Material
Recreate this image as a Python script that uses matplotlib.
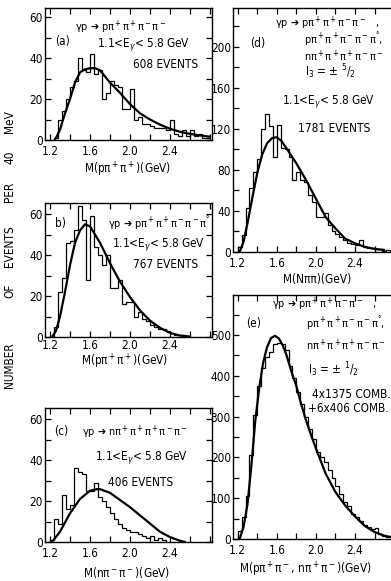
import numpy as np
import matplotlib
matplotlib.use("Agg")
import matplotlib.pyplot as plt
from matplotlib.ticker import MultipleLocator

plt.rcParams['font.family'] = ['DejaVu Sans']
plt.rcParams['font.stretch'] = 'condensed'
plt.rcParams['mathtext.fontset'] = 'dejavusans'

W, H = 391, 581
BIN = 0.04

# ---------------- data ----------------
a_start = 1.24
a_counts = [1, 10, 14, 20, 26, 29, 40, 34, 33, 42, 32, 34, 20, 23, 29, 27, 26, 15, 15, 25,
            10, 11, 8, 8, 7, 6, 6, 6, 5, 10, 3, 2, 5, 2, 5, 2, 3, 1, 1]
a_curve_x = [1.25, 1.30, 1.35, 1.40, 1.45, 1.50, 1.55, 1.60, 1.65, 1.70, 1.80, 1.90, 2.00,
             2.10, 2.20, 2.30, 2.40, 2.50, 2.60, 2.70, 2.80]
a_curve_y = [0, 5, 13, 20, 28, 33, 34.5, 35, 35, 34, 28, 23, 17.5, 13, 10, 7.5, 5.5, 4, 3, 2.2, 1.6]

b_start = 1.24
b_counts = [5, 22, 29, 46, 47, 52, 64, 57, 28, 59, 44, 40, 35, 40, 24, 24, 28, 16, 17, 17,
            10, 12, 9, 8, 6, 5, 4, 4, 3, 2, 1, 1, 1]
b_curve_x = [1.22, 1.26, 1.30, 1.35, 1.40, 1.45, 1.50, 1.55, 1.60, 1.70, 1.80, 1.90, 2.00,
             2.10, 2.20, 2.30, 2.40, 2.50, 2.60]
b_curve_y = [0, 3, 10, 22, 35, 46, 52, 55, 54, 46, 36, 27, 19.5, 13, 8, 4.5, 2, 0.7, 0.2]

c_start = 1.20
c_counts = [1, 11, 9, 23, 16, 18, 36, 34, 33, 25, 25, 29, 22, 20, 17, 14, 11, 9, 7, 6,
            5, 5, 4, 3, 2, 3, 1, 2, 1]
c_curve_x = [1.22, 1.30, 1.40, 1.50, 1.60, 1.67, 1.70, 1.80, 1.90, 2.00, 2.10, 2.20, 2.30,
             2.40, 2.50, 2.55]
c_curve_y = [0, 5, 14, 21, 25, 25.8, 25.8, 24, 20.5, 17, 13, 9, 5, 2.4, 0.6, 0]

d_start = 1.20
d_counts = [5, 17, 43, 62, 78, 91, 120, 135, 123, 93, 124, 101, 100, 93, 70, 78, 70, 68, 56, 49,
            34, 34, 38, 26, 20, 18, 15, 12, 9, 8, 7, 12, 5, 4, 4, 3, 3, 1, 2]
d_curve_x = [1.22, 1.26, 1.30, 1.35, 1.40, 1.45, 1.50, 1.55, 1.60, 1.65, 1.70, 1.80, 1.90,
             2.00, 2.10, 2.20, 2.30, 2.40, 2.50, 2.60, 2.70]
d_curve_y = [0, 10, 28, 53, 77, 95, 106, 111, 112, 108, 101, 86.5, 70, 52, 34, 23, 13, 8.5, 5, 3, 2]

e_start = 1.20
e_counts = [20, 55, 105, 205, 305, 375, 420, 445, 458, 478, 480, 478, 462, 425, 395, 360, 330,
            300, 270, 245, 212, 200, 188, 168, 150, 130, 110, 90, 80, 62, 55, 45, 35, 30, 25, 28,
            12, 8, 6, 4]
e_curve_x = [1.22, 1.26, 1.30, 1.34, 1.38, 1.42, 1.46, 1.50, 1.54, 1.58, 1.62, 1.66, 1.70,
             1.75, 1.80, 1.85, 1.90, 1.95, 2.00, 2.10, 2.20, 2.30, 2.40, 2.50, 2.60, 2.70, 2.78]
e_curve_y = [0, 30, 85, 180, 290, 370, 432, 470, 492, 498, 492, 475, 450, 410, 375, 330, 290,
             255, 222, 160, 115, 82, 55, 32, 17, 8, 4]

x_ticklabels = ["1.2", "1.6", "2.0", "2.4"]

# ---------------- layout helpers ----------------
fig = plt.figure(figsize=(W / 100, H / 100), dpi=100)


def rect(x0, y0, x1, y1):
    return [x0 / W, 1 - y1 / H, (x1 - x0) / W, (y1 - y0) / H]


def ftext(x, y, s, ha='left', va='center', size=8.5, **kw):
    fig.text(x / W, 1 - y / H, s, ha=ha, va=va, fontsize=size, **kw)


def setup(ax, xlim, ylim, ymaj, ymin, right_spine=True, xpad=3.5):
    ax.set_xlim(*xlim)
    ax.set_ylim(*ylim)
    ax.set_xticks([float(t) for t in x_ticklabels])
    ax.set_xticklabels(x_ticklabels)
    ax.xaxis.set_minor_locator(MultipleLocator(0.2))
    ax.yaxis.set_major_locator(MultipleLocator(ymaj))
    ax.yaxis.set_minor_locator(MultipleLocator(ymin))
    ax.tick_params(which='both', direction='in', top=True, right=right_spine,
                   length=4, width=0.9, labelsize=8.5)
    ax.tick_params(axis='x', pad=xpad)
    ax.tick_params(axis='y', pad=1.5)
    for s in ax.spines.values():
        s.set_linewidth(1.0)
    if not right_spine:
        ax.spines['right'].set_visible(False)


def draw(ax, start, counts, cx, cy):
    edges = start + BIN * np.arange(len(counts) + 1)
    ax.stairs(counts, edges, color='black', linewidth=0.9)
    ax.plot(cx, cy, color='black', linewidth=1.6, solid_capstyle='round')


axa = fig.add_axes(rect(45, 8, 212, 140))
setup(axa, (1.15, 2.82), (0, 64.4), 20, 10)
draw(axa, a_start, a_counts, a_curve_x, a_curve_y)

axb = fig.add_axes(rect(45, 203, 212, 337))
setup(axb, (1.15, 2.82), (0, 65.4), 20, 10, xpad=1.5)
draw(axb, b_start, b_counts, b_curve_x, b_curve_y)

axc = fig.add_axes(rect(45, 408, 212, 542))
setup(axc, (1.15, 2.82), (0, 65.4), 20, 10)
draw(axc, c_start, c_counts, c_curve_x, c_curve_y)

axd = fig.add_axes(rect(233, 8, 391, 252))
setup(axd, (1.152, 2.768), (0, 238), 40, 20, right_spine=False)
draw(axd, d_start, d_counts, d_curve_x, d_curve_y)

axe = fig.add_axes(rect(233, 295, 391, 539))
setup(axe, (1.152, 2.768), (0, 598), 100, 50, right_spine=False)
draw(axe, e_start, e_counts, e_curve_x, e_curve_y)

# ---------------- annotations ----------------
FS = 7.8  # reaction formulas
EG = r"1.1<E$_\gamma$< 5.8 GeV"
R4a = r"γp ➔ p$\mathregular{π^+π^+π^-π^-}$"
R5a = r"p$\mathregular{π^+π^+π^-π^-π^°}$,"
R5b = r"n$\mathregular{π^+π^+π^+π^-π^-}$"
# (a)
ftext(75, 27, R4a, size=FS)
ftext(55, 42, "(a)")
ftext(97, 45, EG)
ftext(198, 64, "608 EVENTS", ha='right')
ftext(128, 170, r"M(p$\mathregular{π^+π^+}$)(GeV)", ha='center')
# (b)
ftext(55, 223, "b)")
ftext(108, 224, r"γp ➔ p$\mathregular{π^+π^+π^-π^-π^°}$", size=FS)
ftext(112, 244, EG)
ftext(198, 264, "767 EVENTS", ha='right')
ftext(125, 362, r"M(p$\mathregular{π^+π^+}$)(GeV)", ha='center')
# (c)
ftext(54, 432, "(c)")
ftext(82, 432, r"γp ➔ n$\mathregular{π^+π^+π^+π^-π^-}$", size=FS)
ftext(95, 458, EG)
ftext(108, 483, "406 EVENTS")
ftext(127, 572, r"M(n$\mathregular{π^-π^-}$)(GeV)", ha='center')
# (d)
ftext(250, 43, "(d)")
ftext(275, 23, R4a + "   ,", size=FS)
ftext(304, 40, R5a, size=FS)
ftext(304, 56, R5b, size=FS)
ftext(305, 72, r"I$_3$ = $\pm$ $^5$/$_2$")
ftext(282, 102, EG)
ftext(298, 128, "1781 EVENTS")
ftext(317, 280, "M(Nππ)(GeV)", ha='center')
# (e)
ftext(246, 323, "(e)")
ftext(272, 304, R4a + "   ,", size=FS)
ftext(306, 324, R5a, size=FS)
ftext(306, 345, R5b, size=FS)
ftext(308, 370, r"I$_3$ = $\pm$ $^1$/$_2$")
ftext(312, 395, "4x1375 COMB.")
ftext(308, 408, "+6x406 COMB.")
ftext(305, 570, r"M(p$\mathregular{π^+π^-}$, n$\mathregular{π^+π^-}$)(GeV)", ha='center')

# y axis label (spread over the left margin)
for word, yc in [("MeV", 122), ("40", 157), ("PER", 192), ("EVENTS", 246),
                 ("OF", 291), ("NUMBER", 365)]:
    ftext(10, yc, word, ha='center', rotation=90)

fig.savefig("out.png", dpi=100)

Task to carry out
Emit the lines of the material exactly, from its first line to the line containing "2, 0.7, 0.2]", inclusive; leave every picture out.

Written solution
Recreate this image as a Python script that uses matplotlib.
import numpy as np
import matplotlib
matplotlib.use("Agg")
import matplotlib.pyplot as plt
from matplotlib.ticker import MultipleLocator

plt.rcParams['font.family'] = ['DejaVu Sans']
plt.rcParams['font.stretch'] = 'condensed'
plt.rcParams['mathtext.fontset'] = 'dejavusans'

W, H = 391, 581
BIN = 0.04

# ---------------- data ----------------
a_start = 1.24
a_counts = [1, 10, 14, 20, 26, 29, 40, 34, 33, 42, 32, 34, 20, 23, 29, 27, 26, 15, 15, 25,
            10, 11, 8, 8, 7, 6, 6, 6, 5, 10, 3, 2, 5, 2, 5, 2, 3, 1, 1]
a_curve_x = [1.25, 1.30, 1.35, 1.40, 1.45, 1.50, 1.55, 1.60, 1.65, 1.70, 1.80, 1.90, 2.00,
             2.10, 2.20, 2.30, 2.40, 2.50, 2.60, 2.70, 2.80]
a_curve_y = [0, 5, 13, 20, 28, 33, 34.5, 35, 35, 34, 28, 23, 17.5, 13, 10, 7.5, 5.5, 4, 3, 2.2, 1.6]

b_start = 1.24
b_counts = [5, 22, 29, 46, 47, 52, 64, 57, 28, 59, 44, 40, 35, 40, 24, 24, 28, 16, 17, 17,
            10, 12, 9, 8, 6, 5, 4, 4, 3, 2, 1, 1, 1]
b_curve_x = [1.22, 1.26, 1.30, 1.35, 1.40, 1.45, 1.50, 1.55, 1.60, 1.70, 1.80, 1.90, 2.00,
             2.10, 2.20, 2.30, 2.40, 2.50, 2.60]
b_curve_y = [0, 3, 10, 22, 35, 46, 52, 55, 54, 46, 36, 27, 19.5, 13, 8, 4.5, 2, 0.7, 0.2]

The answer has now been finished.